Memorie by Giuseppe Garibaldi
autore:Giuseppe Garibaldi [Garibaldi, Giuseppe]
La lingua: ita
Format: epub, azw3
editore: BUR
pubblicato: 2013-06-24T22:00:00+00:00
NELL’ITALIA CENTRALE
Un desiderio naturale manifestavasi nell’Italia del centro, allora in piena ostilità contro i suoi padroni: di avere i Cacciatori delle Alpi.
Cotesto corpo godeva meritamente la stima del paese. D’indole indipendente, com’erano gli elementi che lo componevano, si poteva pensare con probabilità di non ingannarsi ch’esso non fosse vincolato indefinitamente agli ordini monarchici. Non abbisognava, quindi, stimolarlo molto per spingerlo contro tirannelli e preti.
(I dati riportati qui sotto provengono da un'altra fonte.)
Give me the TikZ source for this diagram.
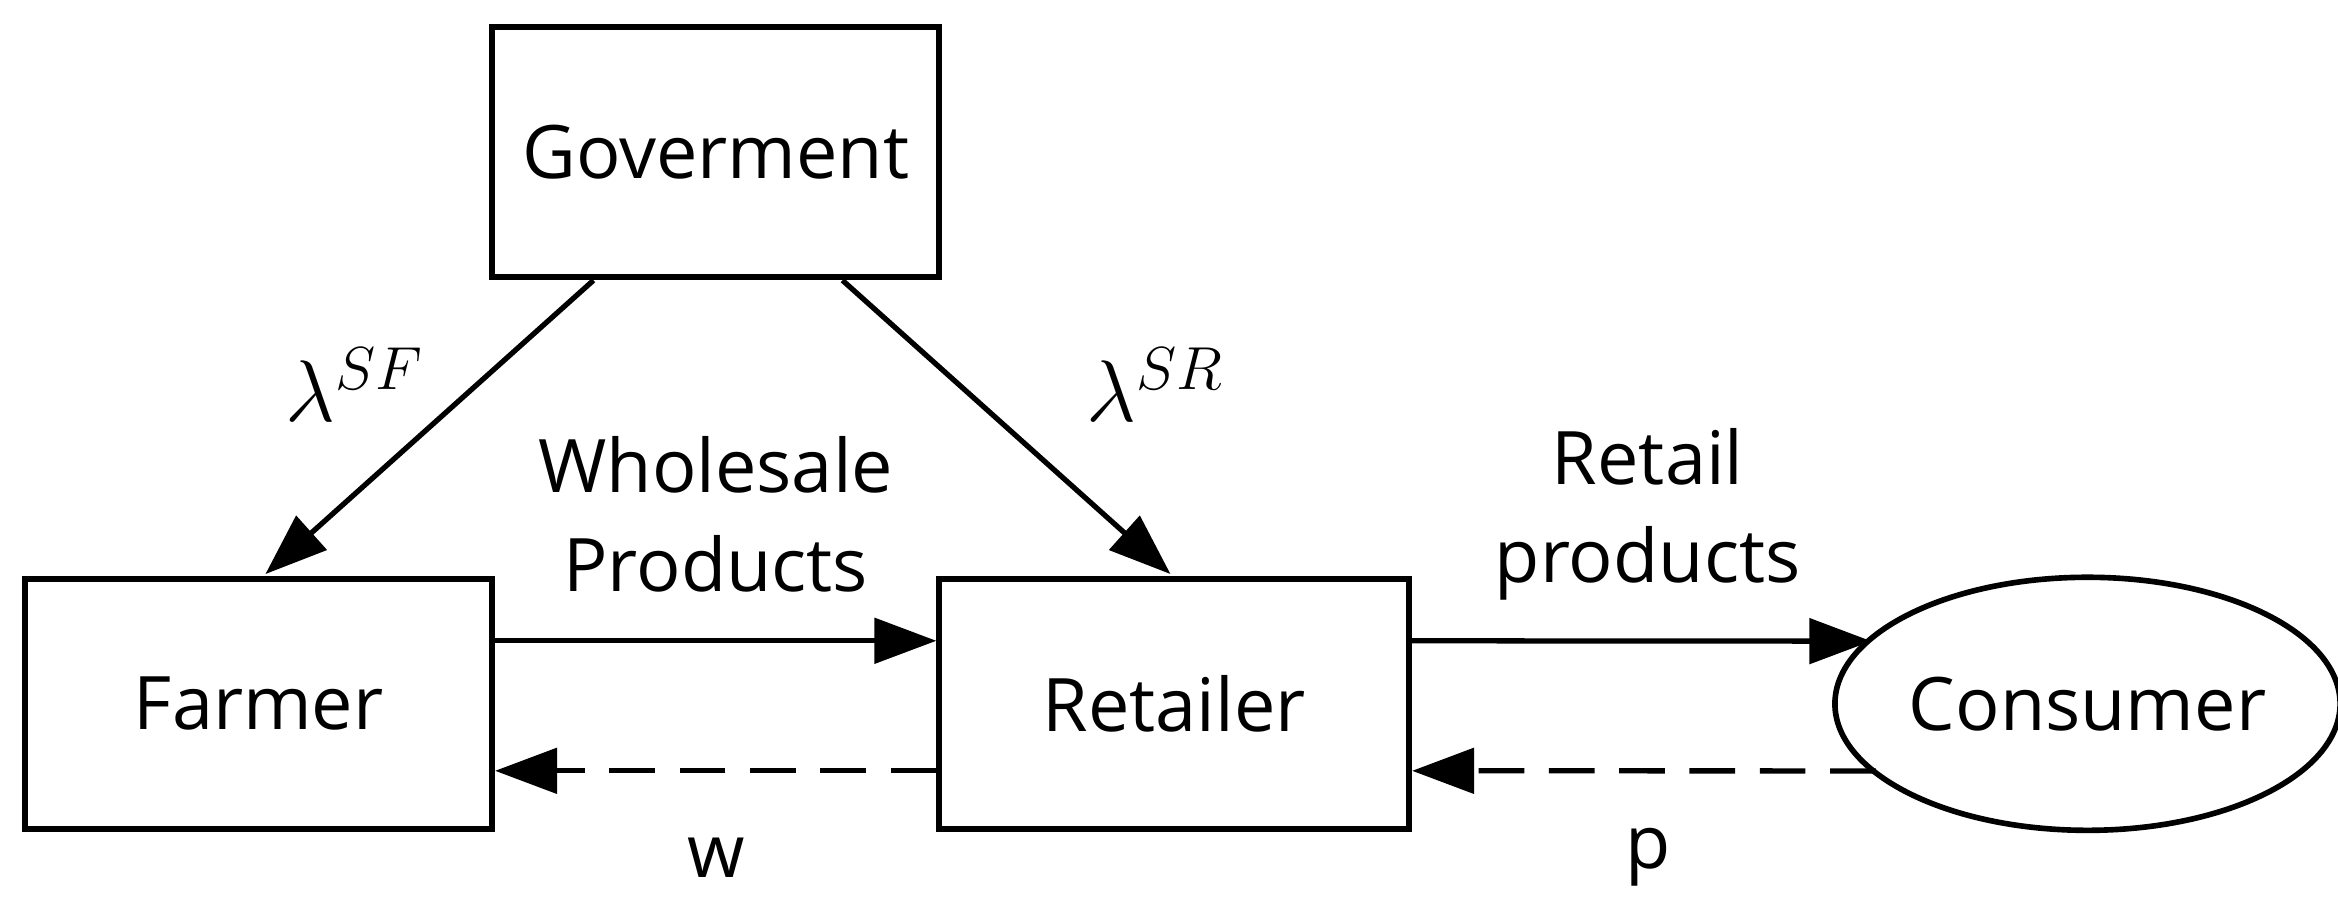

Montanelli102 e Malenchini103 me ne parlarono; anzi ambedue fecero un giro nel centro, e tornarono, sollecitandomi ed esternandomi il desiderio dei governi di Firenze, Modena, e Bologna, cioè: ch’io mi recassi nell’Italia centrale, ove mi sarebbe stato dato il comando di coteste truppe.
Quando io risposi a Montanelli, che marcerei senza indugio, chiedendo la mia dimissione, egli m’abbracciò commosso. Malenchini poi giunse con una lettera di Ricasoli,104 che mi chiamava nell’Italia centrale per comandarne l’esercito, o parte di esso. In questa espressione io cominciai a capire che v’era qualche diffidenza; ma, siccome mai ho servito la causa dei popoli con condizioni, e massime quella del mio paese, io non feci parola. Il buon Malenchini però, mi diceva che Farini105 con cui aveva parlato a Modena, e Pepoli, che aveva veduto a Torino, lo assicurarono che mi darebbero il comando di tutte le truppe colà esistenti.
Chiesi la mia dimissione;106 e m’incamminai per la via di Genova a Firenze. Nella capitale della Toscana principiai a realizzare il mio dubbio e capire che avevo da fare colla stessa gente, con cui mi era toccato di trattare dal mio primo arrivo in Italia. Lasciato in Montevideo il comando in capo d’un esercito, che si batteva eroicamente da sei anni, e giunto in Italia coi miei poveri e valorosi settantatré compagni, dopo vari mesi di girovagare da Nizza a Torino, da Torino a Milano, di là a Roverbella, e poi ancora a Torino, ero pervenuto ad ottenere il comando d’alcuni resti di quartieri, poco prima della capitolazione di Milano, col grado di colonnello. E tale comando lo ottenni quando le cose della guerra già andavano a rompicollo, e perché a rompicollo andavano.
Io ero venuto dall’America per servire il mio paese, anche da semplice milite; e del resto poco m’importava. M’importava però assai veder l’Italia decorosamente servita e non lasciata in preda a certe masnade che non ci valgono. A Roma un ministro Campello, tenendomi co’ miei lontani dalla capitale con sospetti meschini, m’imponeva di non superare il numero di cinquecento militi.
In Piemonte al principio del 1859, mi tenevano come una bandiera per chiamare i volontari, i volontari accorrevano, ma da 18 a 26 anni eran destinati ai corpi di linea; i troppo giovani, i troppo vecchi ed i difettosi erano destinati a me, a cui s’imponeva di non comparire in pubblico per non spaventare la diplomazia, si diceva.
Una volta, poi, sui campi di battaglia, ove avrei potuto fare qualche cosa, mi si negavano quei volontari, ch’erano accorsi alla mia chiamata.
A Firenze non mi fu difficile capire che avevo da fare con gli stessi uomini, e si cominciò a parlarmi della possibilità dell’accettazione del generale Fanti al comando supremo, con cui avean creduto di lusingarmi.